Swimming Pools for Christopher Farr
swimming pools
A collection of rugs for christopher farr
The Work
Swimming Pools is a collection shaped by perception rather than function. Not one pool, but many — borrowed from novels, memory, and architecture — reimagined as sites of restraint, romance, sensuality, opulence, or quiet threat.
Pools exist to serve a purpose. Yet some are never meant to be used.

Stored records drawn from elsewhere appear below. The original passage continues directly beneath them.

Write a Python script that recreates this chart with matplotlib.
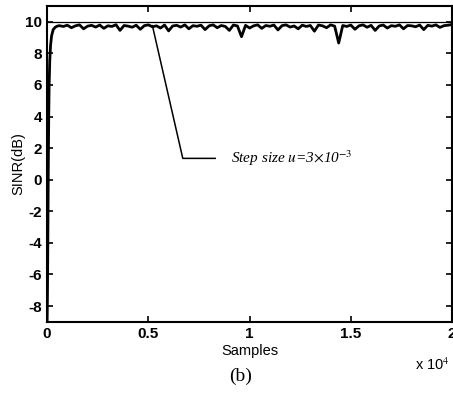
import matplotlib.pyplot as plt
import numpy as np

# convergence part of the curve (samples, SINR dB)
rise_x = [0, 15, 30, 45, 60, 80, 100, 130, 170, 220, 300, 400, 500]
rise_y = [-9.0, -7.5, -5.0, -2.0, 1.0, 4.0, 6.0, 7.5, 8.5, 9.1, 9.5, 9.65, 9.72]

# steady state, one value every 200 samples from 600 to 20000
steady_y = [
    9.75, 9.70, 9.78, 9.62, 9.74, 9.80, 9.55, 9.72, 9.77, 9.66,
    9.79, 9.58, 9.74, 9.70, 9.81, 9.45, 9.76, 9.72, 9.65, 9.78,
    9.52, 9.75, 9.80, 9.68, 9.74, 9.60, 9.79, 9.42, 9.73, 9.77,
    9.66, 9.80, 9.55, 9.75, 9.71, 9.78, 9.50, 9.74, 9.80, 9.62,
    9.76, 9.70, 9.45, 9.79, 9.73, 9.05, 9.77, 9.60, 9.74, 9.80,
    9.58, 9.76, 9.71, 9.79, 9.48, 9.75, 9.80, 9.66, 9.73, 9.55,
    9.78, 9.70, 9.76, 9.40, 9.79, 9.74, 9.62, 9.80, 9.72, 8.65,
    9.76, 9.70, 9.79, 9.52, 9.74, 9.80, 9.65, 9.77, 9.45, 9.73,
    9.79, 9.60, 9.75, 9.71, 9.80, 9.55, 9.76, 9.74, 9.68, 9.79,
    9.50, 9.77, 9.72, 9.80, 9.64, 9.75, 9.78, 9.82,
]
steady_x = [600 + 200 * i for i in range(len(steady_y))]

opt_sinr = 10.0

x = rise_x + steady_x
y = rise_y + steady_y

plt.rcParams['font.family'] = ['Liberation Sans', 'DejaVu Sans']
plt.rcParams['axes.unicode_minus'] = False
plt.rcParams['mathtext.fontset'] = 'stix'

fig = plt.figure(figsize=(4.53, 3.94), dpi=100)
ax = fig.add_axes([0.104, 0.183, 0.894, 0.802])

ax.plot(x, y, color='black', lw=2.0)
ax.axhline(opt_sinr, color='black', lw=0.9)

ax.set_xlim(0, 20000)
ax.set_ylim(-9, 11)
ax.set_xticks([0, 5000, 10000, 15000, 20000])
ax.set_xticklabels(['0', '0.5', '1', '1.5', '2'])
ax.set_yticks([-8, -6, -4, -2, 0, 2, 4, 6, 8, 10])
ax.tick_params(direction='in', top=True, right=True, labelsize=11, width=1.2, length=4)
for lab in ax.get_xticklabels() + ax.get_yticklabels():
    lab.set_fontweight('bold')
for s in ax.spines.values():
    s.set_linewidth(1.5)

ax.set_xlabel('Samples', fontsize=10.5, labelpad=2)
ax.set_ylabel('SINR(dB)', fontsize=10.5, labelpad=0)

# annotation leader line
ax.plot([5200, 6700, 8300], [9.75, 1.35, 1.35], color='black', lw=1.1)
ax.text(9100, 1.35, r'Step size $u$=3$\times$10$^{-3}$', fontsize=11, style='italic',
        family='Liberation Serif', va='center', ha='left')

fig.text(0.955, 0.074, r'x 10$^4$', fontsize=10.5, ha='center', va='center')
fig.text(0.53, 0.045, '(b)', fontsize=14, family='Liberation Serif', ha='center', va='center')

fig.savefig('out.png', dpi=100)
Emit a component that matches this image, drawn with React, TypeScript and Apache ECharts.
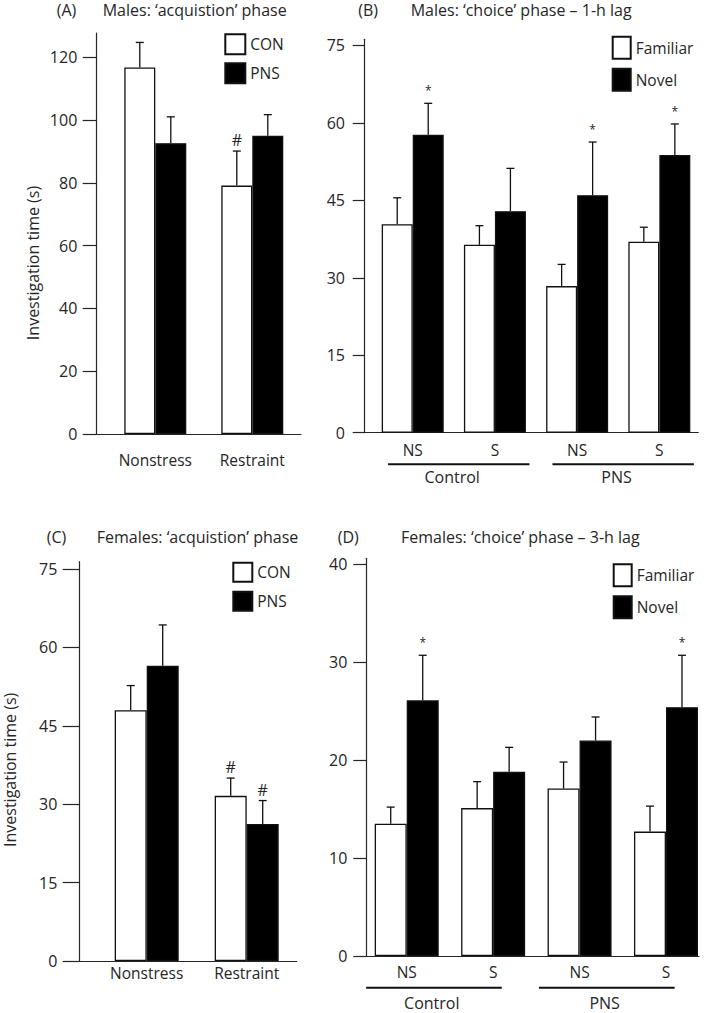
import React, { useEffect, useRef } from "react";
import * as echarts from "echarts";

// ---------- Panel A: Males, acquisition phase ----------
const A_CATEGORIES = ["Nonstress", "Restraint"];
const A_CON = [116.7, 79.1];
const A_CON_UPPER = [124.7, 90.1];
const A_CON_MARKS = ["", "#"];
const A_PNS = [92.6, 95.0];
const A_PNS_UPPER = [101.0, 101.7];
const A_PNS_MARKS = ["", ""];
const A_TICKS = [0, 20, 40, 60, 80, 100, 120];

// ---------- Panel B: Males, choice phase, 1-h lag ----------
const B_CATEGORIES = ["NS", "S", "NS", "S"];
const B_GROUPS = ["Control", "PNS"];
const B_GROUP_MEMBERS = [[0, 1], [2, 3]];
const B_FAMILIAR = [40.4, 36.4, 28.4, 37.0];
const B_FAMILIAR_UPPER = [45.5, 40.1, 32.6, 39.8];
const B_FAMILIAR_MARKS = ["", "", "", ""];
const B_NOVEL = [57.7, 42.9, 46.0, 53.8];
const B_NOVEL_UPPER = [63.8, 51.2, 56.3, 59.8];
const B_NOVEL_MARKS = ["*", "", "*", "*"];
const B_TICKS = [0, 15, 30, 45, 60, 75];

// ---------- Panel C: Females, acquisition phase ----------
const C_CATEGORIES = ["Nonstress", "Restraint"];
const C_CON = [48.0, 31.6];
const C_CON_UPPER = [52.7, 35.0];
const C_CON_MARKS = ["", "#"];
const C_PNS = [56.5, 26.2];
const C_PNS_UPPER = [64.3, 30.7];
const C_PNS_MARKS = ["", "#"];
const C_TICKS = [0, 15, 30, 45, 60, 75];

// ---------- Panel D: Females, choice phase, 3-h lag ----------
const D_CATEGORIES = ["NS", "S", "NS", "S"];
const D_GROUPS = ["Control", "PNS"];
const D_GROUP_MEMBERS = [[0, 1], [2, 3]];
const D_FAMILIAR = [13.5, 15.1, 17.1, 12.7];
const D_FAMILIAR_UPPER = [15.2, 17.8, 19.8, 15.3];
const D_FAMILIAR_MARKS = ["", "", "", ""];
const D_NOVEL = [26.1, 18.8, 22.0, 25.4];
const D_NOVEL_UPPER = [30.7, 21.3, 24.4, 30.7];
const D_NOVEL_MARKS = ["*", "", "", "*"];
const D_TICKS = [0, 10, 20, 30, 40];

const Y_NAME = "Investigation time (s)";

const FONT = "'Open Sans'";
const TEXT = "#262626";
const AXIS = "#262626";
const FS = 16;
const FS_SMALL = 15.5;

type PanelCfg = {
  idx: number;
  grid: { left: number; top: number; right: number; bottom: number };
  yMax: number;
  xMin: number;
  xMax: number;
  barWidth: number;
  tickLen: number;
  yLabelMargin: number;
  xLabelMargin: number;
  yName?: { gap: number; shift: number };
  legend: { left: number; top: number; w: number; h: number; gap: number };
  bracket?: { start: number; end: number; text: number; lineDy: number; textDy: number };
};

function buildPanel(
  cfg: PanelCfg,
  categories: string[],
  ticks: number[],
  s1: { name: string; vals: number[]; upper: number[]; marks: string[] },
  s2: { name: string; vals: number[]; upper: number[]; marks: string[] },
  groups?: { names: string[]; members: number[][] }
) {
  const i = cfg.idx;
  const grid = { ...cfg.grid };
  const xAxis = {
    type: "value",
    gridIndex: i,
    min: cfg.xMin,
    max: cfg.xMax,
    splitLine: { show: false },
    axisTick: { show: false },
    axisLine: { show: true, onZero: false, lineStyle: { color: AXIS, width: 1.2 } },
    axisLabel: {
      customValues: categories.map((_, k) => k + 1),
      formatter: (v: number) => categories[Math.round(v) - 1] ?? "",
      margin: cfg.xLabelMargin,
      color: TEXT,
      fontFamily: FONT,
      fontSize: FS_SMALL,
    },
  };
  const yAxis: any = {
    type: "value",
    gridIndex: i,
    min: 0,
    max: cfg.yMax,
    splitLine: { show: false },
    axisLine: { show: true, onZero: false, lineStyle: { color: AXIS, width: 1.2 } },
    axisTick: { show: true, length: cfg.tickLen, customValues: ticks, lineStyle: { color: AXIS, width: 1.2 } },
    axisLabel: {
      customValues: ticks,
      margin: cfg.yLabelMargin,
      color: TEXT,
      fontFamily: FONT,
      fontSize: FS,
    },
  };
  if (cfg.yName) {
    yAxis.name = Y_NAME;
    yAxis.nameLocation = "middle";
    yAxis.nameGap = cfg.yName.gap;
    yAxis.nameTextStyle = {
      color: TEXT,
      fontFamily: FONT,
      fontSize: FS,
      padding: [0, cfg.yName.shift, 0, 0],
    };
  }
  const half = cfg.barWidth / 2;
  const barSeries = (s: typeof s1, white: boolean) => ({
    type: "bar",
    name: s.name,
    xAxisIndex: i,
    yAxisIndex: i,
    barWidth: cfg.barWidth,
    barGap: "0%",
    silent: true,
    data: s.vals.map((v, k) => [k + 1, v]),
    itemStyle: {
      color: white ? "#ffffff" : "#000000",
      borderColor: "#111",
      borderWidth: 1.3,
    },
    z: 2,
  });
  const errSeries = (s: typeof s1, shift: number) => ({
    type: "custom",
    name: `${s.name}-err-${i}`,
    xAxisIndex: i,
    yAxisIndex: i,
    silent: true,
    clip: false,
    z: 5,
    data: s.vals.map((v, k) => [k + 1, v, s.upper[k]]),
    renderItem: (params: any, api: any) => {
      const x = api.value(0);
      const b = api.coord([x, api.value(1)]);
      const t = api.coord([x, api.value(2)]);
      const cx = b[0] + shift;
      const children: any[] = [
        { type: "line", shape: { x1: cx, y1: b[1], x2: cx, y2: t[1] }, style: { stroke: "#111", lineWidth: 1.3 } },
        { type: "line", shape: { x1: cx - 4, y1: t[1], x2: cx + 4, y2: t[1] }, style: { stroke: "#111", lineWidth: 1.3 } },
      ];
      const mark = s.marks[params.dataIndex];
      if (mark) {
        const star = mark === "*";
        children.push({
          type: "text",
          x: cx,
          y: t[1] - (star ? 12.5 : 11),
          style: {
            text: mark,
            fill: TEXT,
            font: `${star ? 12 : FS}px ${FONT}`,
            align: "center",
            verticalAlign: "middle",
          },
        });
      }
      return { type: "group", children };
    },
  });
  const series: any[] = [barSeries(s1, true), barSeries(s2, false), errSeries(s1, -half), errSeries(s2, half)];
  if (groups && cfg.bracket) {
    const br = cfg.bracket;
    series.push({
      type: "custom",
      name: `groups-${i}`,
      xAxisIndex: i,
      yAxisIndex: i,
      silent: true,
      clip: false,
      z: 5,
      data: groups.members.map((m) => [m[0] + 1, m[m.length - 1] + 1]),
      renderItem: (params: any, api: any) => {
        const first = api.value(0);
        const last = api.value(1);
        const p0 = api.coord([first + br.start, 0]);
        const p1 = api.coord([last + br.end, 0]);
        const pt = api.coord([(first + last) / 2 + br.text, 0]);
        return {
          type: "group",
          children: [
            { type: "line", shape: { x1: p0[0], y1: p0[1] + br.lineDy, x2: p1[0], y2: p1[1] + br.lineDy }, style: { stroke: "#111", lineWidth: 2 } },
            {
              type: "text",
              x: pt[0],
              y: pt[1] + br.textDy,
              style: { text: groups.names[params.dataIndex], fill: TEXT, font: `${FS}px ${FONT}`, align: "center", verticalAlign: "middle" },
            },
          ],
        };
      },
    });
  }
  const legend = {
    left: cfg.legend.left,
    top: cfg.legend.top,
    orient: "vertical",
    icon: "rect",
    itemWidth: cfg.legend.w,
    itemHeight: cfg.legend.h,
    itemGap: cfg.legend.gap,
    selectedMode: false,
    padding: 0,
    data: [s1.name, s2.name],
    textStyle: { color: TEXT, fontFamily: FONT, fontSize: FS_SMALL },
  };
  return { grid, xAxis, yAxis, series, legend };
}

const W = 709;
const H = 1013;

function buildOption() {
  const pA = buildPanel(
    {
      idx: 0,
      grid: { left: 96.7, top: 33, right: W - 301, bottom: H - 434 },
      yMax: 127.7,
      xMin: 0.396,
      xMax: 2.502,
      barWidth: 31,
      tickLen: 14,
      yLabelMargin: 19.4,
      xLabelMargin: 18,
      yName: { gap: 55.7, shift: 59 },
      legend: { left: 224.3, top: 33.3, w: 20, h: 20, gap: 7 },
    },
    A_CATEGORIES,
    A_TICKS,
    { name: "CON", vals: A_CON, upper: A_CON_UPPER, marks: A_CON_MARKS },
    { name: "PNS", vals: A_PNS, upper: A_PNS_UPPER, marks: A_PNS_MARKS }
  );
  const pB = buildPanel(
    {
      idx: 1,
      grid: { left: 364.3, top: 39.3, right: W - 698.3, bottom: H - 432.7 },
      yMax: 76.2,
      xMin: 0.411,
      xMax: 4.474,
      barWidth: 31,
      tickLen: 11.6,
      yLabelMargin: 19.3,
      xLabelMargin: 9,
      legend: { left: 611.7, top: 35.7, w: 18, h: 22, gap: 8 },
      bracket: { start: -0.3, end: 0.42, text: -0.02, lineDy: 31.6, textDy: 44.6 },
    },
    B_CATEGORIES,
    B_TICKS,
    { name: "Familiar", vals: B_FAMILIAR, upper: B_FAMILIAR_UPPER, marks: B_FAMILIAR_MARKS },
    { name: "Novel", vals: B_NOVEL, upper: B_NOVEL_UPPER, marks: B_NOVEL_MARKS },
    { names: B_GROUPS, members: B_GROUP_MEMBERS }
  );
  const pC = buildPanel(
    {
      idx: 2,
      grid: { left: 79.3, top: 561.7, right: W - 296.7, bottom: H - 961 },
      yMax: 76.4,
      xMin: 0.326,
      xMax: 2.5,
      barWidth: 32,
      tickLen: 16.6,
      yLabelMargin: 22,
      xLabelMargin: 4,
      yName: { gap: 61.3, shift: 17 },
      legend: { left: 232.3, top: 561.7, w: 19, h: 19, gap: 8 },
    },
    C_CATEGORIES,
    C_TICKS,
    { name: "CON", vals: C_CON, upper: C_CON_UPPER, marks: C_CON_MARKS },
    { name: "PNS", vals: C_PNS, upper: C_PNS_UPPER, marks: C_PNS_MARKS }
  );
  const pD = buildPanel(
    {
      idx: 3,
      grid: { left: 366.7, top: 558.3, right: W - 699, bottom: H - 956 },
      yMax: 40.6,
      xMin: 0.537,
      xMax: 4.382,
      barWidth: 32,
      tickLen: 13.4,
      yLabelMargin: 19.4,
      xLabelMargin: 7.5,
      legend: { left: 612.7, top: 563.3, w: 18, h: 22, gap: 8 },
      bracket: { start: -0.47, end: 0.1, text: -0.21, lineDy: 31.7, textDy: 46.5 },
    },
    D_CATEGORIES,
    D_TICKS,
    { name: "Familiar", vals: D_FAMILIAR, upper: D_FAMILIAR_UPPER, marks: D_FAMILIAR_MARKS },
    { name: "Novel", vals: D_NOVEL, upper: D_NOVEL_UPPER, marks: D_NOVEL_MARKS },
    { names: D_GROUPS, members: D_GROUP_MEMBERS }
  );
  const panels = [pA, pB, pC, pD];

  const titleText = (x: number, y: number, text: string) => ({
    type: "text",
    x,
    y,
    silent: true,
    style: { text, fill: TEXT, font: `${FS}px ${FONT}`, align: "left", verticalAlign: "middle" },
  });

  return {
    animation: false,
    backgroundColor: "#ffffff",
    textStyle: { fontFamily: FONT },
    grid: panels.map((p) => p.grid),
    xAxis: panels.map((p) => p.xAxis),
    yAxis: panels.map((p) => p.yAxis),
    legend: panels.map((p) => p.legend),
    series: panels.flatMap((p) => p.series),
    graphic: [
      titleText(56.7, 10, "(A)"),
      titleText(102.7, 10, "Males: \u2018acquistion\u2019 phase"),
      titleText(358.3, 10, "(B)"),
      titleText(410.7, 10, "Males: \u2018choice\u2019 phase \u2013 1-h lag"),
      titleText(46.7, 537, "(C)"),
      titleText(96.7, 537, "Females: \u2018acquistion\u2019 phase"),
      titleText(337.7, 537, "(D)"),
      titleText(401, 537, "Females: \u2018choice\u2019 phase \u2013 3-h lag"),
    ],
  };
}

export default function App() {
  const ref = useRef<HTMLDivElement>(null);
  useEffect(() => {
    if (!ref.current) return;
    const chart = echarts.init(ref.current, undefined, { renderer: "svg" });
    chart.setOption(buildOption() as any);
    return () => chart.dispose();
  }, []);
  return (
    <div
      ref={ref}
      style={{ position: "absolute", left: 0, top: 0, width: W, height: H, background: "#fff" }}
    />
  );
}
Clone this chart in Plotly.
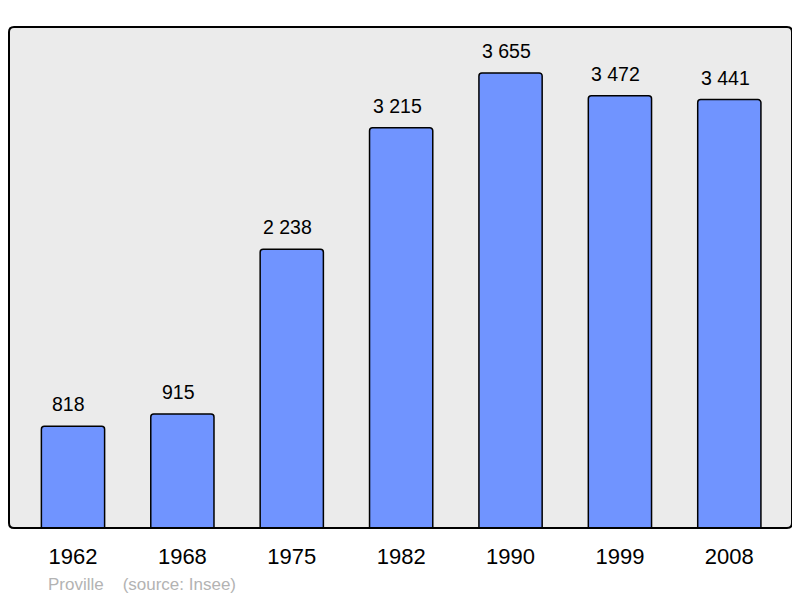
import plotly.graph_objects as go

years = ["1962", "1968", "1975", "1982", "1990", "1999", "2008"]
population = [818, 915, 2238, 3215, 3655, 3472, 3441]
labels = ["818", "915", "2 238", "3 215", "3 655", "3 472", "3 441"]
source_text = "Proville    (source: Insee)"

# page body has an 8px margin; figure sized to fit the window
W, H = 792, 590
ml, mr, mt, mb = 1, 8, 19, 70
pw, ph = W - ml - mr, H - mt - mb

fig = go.Figure()
fig.add_trace(go.Bar(
    x=years, y=population,
    width=0.578,
    marker=dict(color="#7094ff", line=dict(color="#000000", width=1.5), cornerradius=3),
    hoverinfo="skip",
))

for i, (v, lab) in enumerate(zip(population, labels)):
    fig.add_annotation(x=i, y=v, text=lab, showarrow=False, yanchor="bottom",
                       yshift=9, xshift=-4,
                       font=dict(family="Liberation Sans, Arial", size=19.5, color="#000000"))

fig.add_annotation(xref="paper", yref="paper", x=37 / pw, y=0, xanchor="left", yanchor="middle",
                   yshift=-56, text=source_text, showarrow=False,
                   font=dict(family="Liberation Sans, Arial", size=17, color="#b3b3b3"))

# rounded plot frame
r = 5
rx, ry = r / pw, r / ph
path = (f"M {rx},0 L {1-rx},0 Q 1,0 1,{ry} L 1,{1-ry} Q 1,1 {1-rx},1 "
        f"L {rx},1 Q 0,1 0,{1-ry} L 0,{ry} Q 0,0 {rx},0 Z")
fig.add_shape(type="path", xref="paper", yref="paper", path=path,
              line=dict(color="#000000", width=2), layer="above")

fig.update_layout(
    width=W, height=H,
    margin=dict(l=ml, r=mr, t=mt, b=mb),
    paper_bgcolor="#ffffff",
    plot_bgcolor="#ebebeb",
    showlegend=False,
    xaxis=dict(type="category", range=[-0.585, 6.573], showgrid=False, zeroline=False, showline=False,
               ticks="", ticklabelstandoff=13,
               tickfont=dict(family="Liberation Sans, Arial", size=22, color="#000000")),
    yaxis=dict(range=[0, 4024], showgrid=False, zeroline=False, showline=False,
               showticklabels=False, ticks=""),
)

fig.write_html("out.html")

“Throughout my childhood, my parents spoke of building one. The garden was ready; the logistics seemed minor. The concept was never resolved, and so it never happened. I loved pools once. Over time, that desire faded. I prefer the sea — a river, a lake. Still, I remain drawn to pools as objects: controlled, ornamental, charged with a particular kind of power.” - Rafael Prieto
This body of work reflects on The Great Gatsby, on The Swimmer, on Joan Didion's observations, on the politics embedded in an Olympic pool, on the excess of a small marble basin, on the quiet weight of abandonment — what remains after use, and after intention.
The sketches were made with obsessive detail, fully aware that much would be lost in materialization. That loss is essential.
Ultimately, the work is about re-contextualizing space: the act of walking on water — something present, contained, and visible, yet never fully accessible.
The Documentation
A Pool in the City
A surreal aquatic dream unfolds across the streets of Tribeca. Swimming pool-inspired rugs appear against concrete, opening a tense dialogue between urban grit and moments of distilled stillness.
Framed by sculptural modern furniture and Roman figures, the pieces function as portals — softening the city's geometry while heightening its drama. A deliberately dissonant tableau: water without water. Contrast, texture, and imagination.